Como hermanos e hijos
A ninguno de estos sacerdotes conciliares se les ocurría pedirte que les tratases como padres. Al contrario, nos veían como hermanos en la fe e hijos de Dios, como iguales. Podían ser nuestros amigos y siempre intentaban convivir con nosotros en plano de igualdad. De ahí viene mi aprensión a llamar padre a un consagrado. Va en contra de lo que me enseñaron y de la experiencia de fe que viví en aquellos años, que fueron los que la conformaron.
No obstante, estoy cambiando de opinión, llevado por la experiencia eclesial con la que me encuentro día a día. Hablar del consagrado como padre me remite a la actitud paternal y maternal que tenemos quienes convivimos con hijos salidos de nuestras entrañas. Porque un padre o una madre intenta potenciar a sus hijos, dejarles que se equivoquen, orientarlos (en especial cuando son niños). Amarlos de corazón no es dirigir sus vidas, sino acogerlos; quererlos tal como son, sin necesidad de que tengan que hacer nada especial para recibir ese cariño, es aceptarlos tal como son.
Transparentan el amor
Y digo esto porque sueño con que aumente el número de consagrados que se comportan así, que transparentan ese amor de Dios que es tan generoso que no interviene en nuestras vida (aun a riesgo de que pequemos), que apoyan a sus feligreses dejándoles hacer, que no intentan separar el trigo de la cizaña, que confían más en Dios que en sus propios criterios o fuerzas.
Sin embargo, con más frecuencia de la deseada, me encuentro con consagrados y sacerdotes directivos.

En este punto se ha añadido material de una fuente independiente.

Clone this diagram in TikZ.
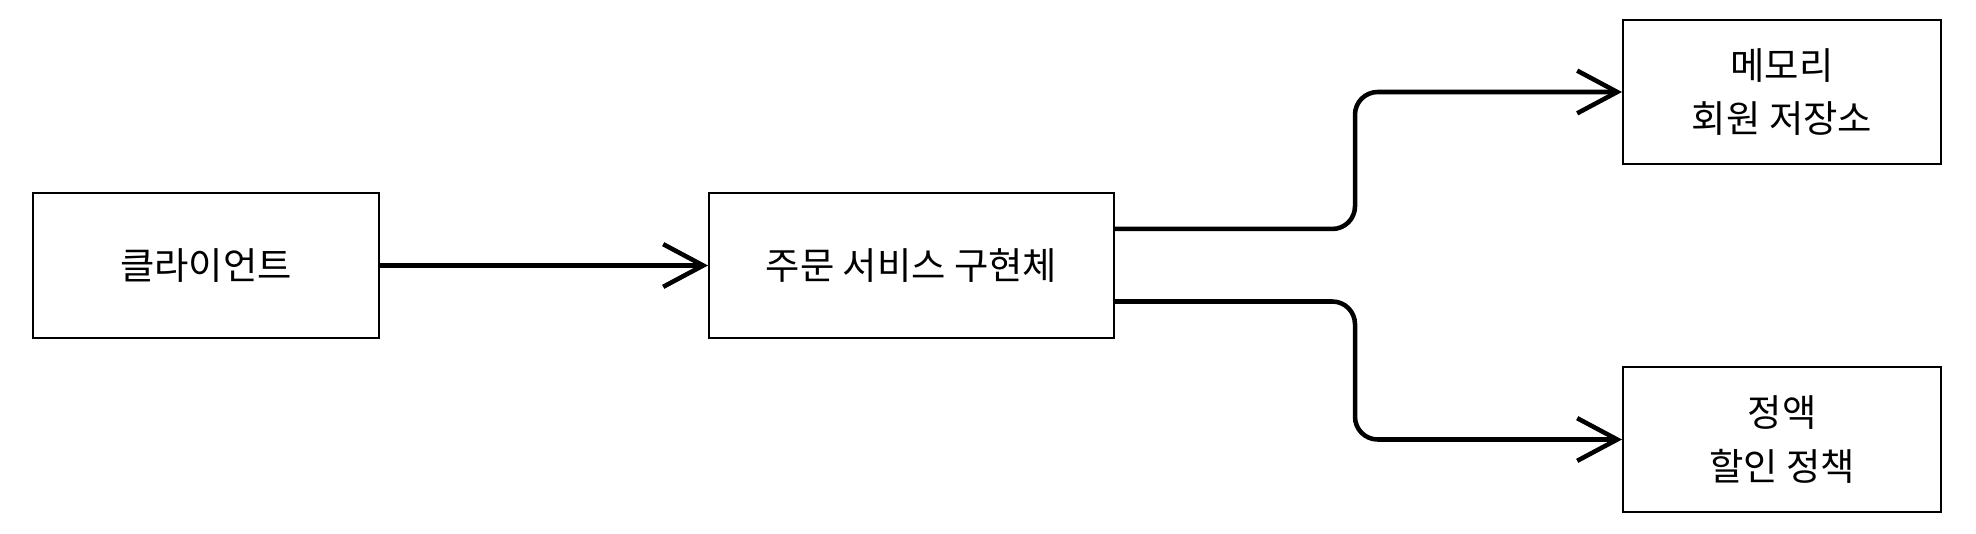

Se trata de religiosos que tienen su proyecto, que quieren llevarlo adelante y que, para ello, utilizan a las personas de su parroquia como instrumento para alcanzar sus propios fines.
Los laicos suponen para ellos trabajadores que deben seguir sus indicaciones para llegar a su meta. Por ello prefiero religiosos y presbíteros que se comporten como buenos padres, como nuestro padre del cielo. No creo que su labor sea la de trabajar como directivos. Estos ya los tenemos en las empresas y ellos no trabajan como nuestro Padre, que quiere a todos sin distinción, sino que crean sus propios equipos para lograr sus metas.